Under his direction, the office of farmland preservation “localized” the easement purchase program. Daniel’s director of farmland preservation, Denise Franz King, said in a 2013 interview with Brownfield Ag News that they would be putting “more responsibility and more of the funding at the local level.”
How such a disconnect grew between what was happening at the local and state levels is unclear.
The $7 million in additional funds would basically allow the program to catch up with pending easements. Pelanda testified before the Senate’s Local Government and Elections committee that there were more than 110 pending easements waiting to be closed. According to the March Farmland Preservation Advisory Board meeting, some of those easements are leftover from as far back as the 2015 and 2016 application year.
Pelanda did not mention in her senate or house testimony on the department’s budget needs why an extra $7 million was needed for the farmland preservation program, other than to say it was critical.
Impact
The department closed a record number of easements in 2020, closing 91 easements and preserving more than 12,000 acres. That was more than the program closed from 2015 to 2017 combined, and double the number closed in 2018 and 2019.
Demand for the program is high. Steven Berk, director of public policy with Western Reserve Conservancy, said most local sponsors for the program have a waiting list to apply.
There’s a 40-acre minimum to apply through the easement purchase program. Farms are scored based on a number of factors, including development pressure, soil type, proximity to other farmland and use of best management practices, and given different priority to enter the program.
A farmer can get paid up to $2,000 an acre, capped at $500,000 total, for an agricultural easement on their land. That means the land can only be used for agricultural use, among other conditions, but the farmer can use the payment for anything they want, Berk said.
“On any given year, we have at least a dozen interested applicants,” said Jonathan Ferbrache, resource specialist with Fairfield Soil and Water Conservation District. “We may be able to fund one or two.”
He said they’ve probably lost just as many applicants because funding wasn’t available for them when they needed it.
“A choice needed to be made or they got tired,” he said.

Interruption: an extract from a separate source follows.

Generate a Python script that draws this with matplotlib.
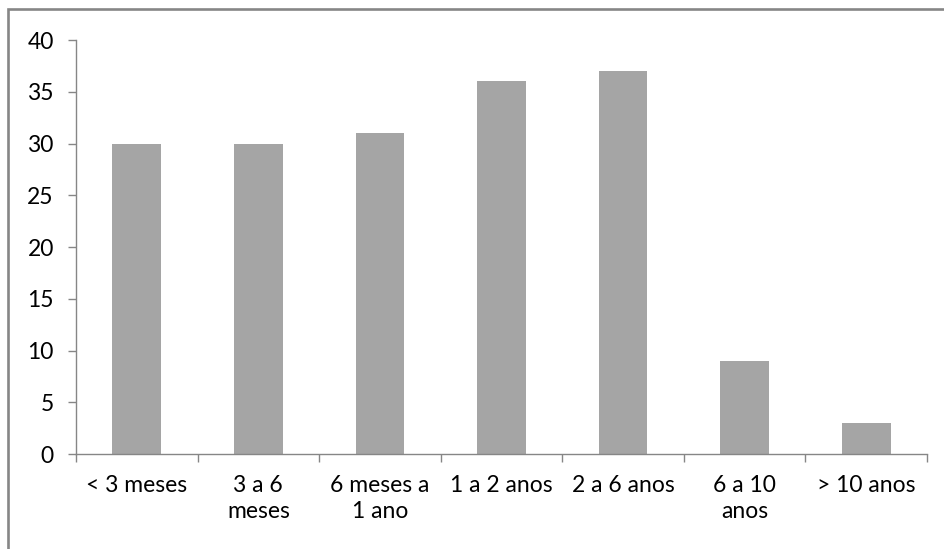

Fairfield County, through its county commissioners, the local easement sponsor for the state program, has been involved in the state’s farmland preservation program since the beginning in 2002. They just closed their 30th easement through the state program, Ferbrache said, although there is other farmland protected through local land trusts and federal programs.
“I’m bringing in smaller farms with less money compared to those first couple years,” he said. “But we’re competing at a much larger level. That $6.25 million is getting spread thinner as they try to allocate it equally around the state.”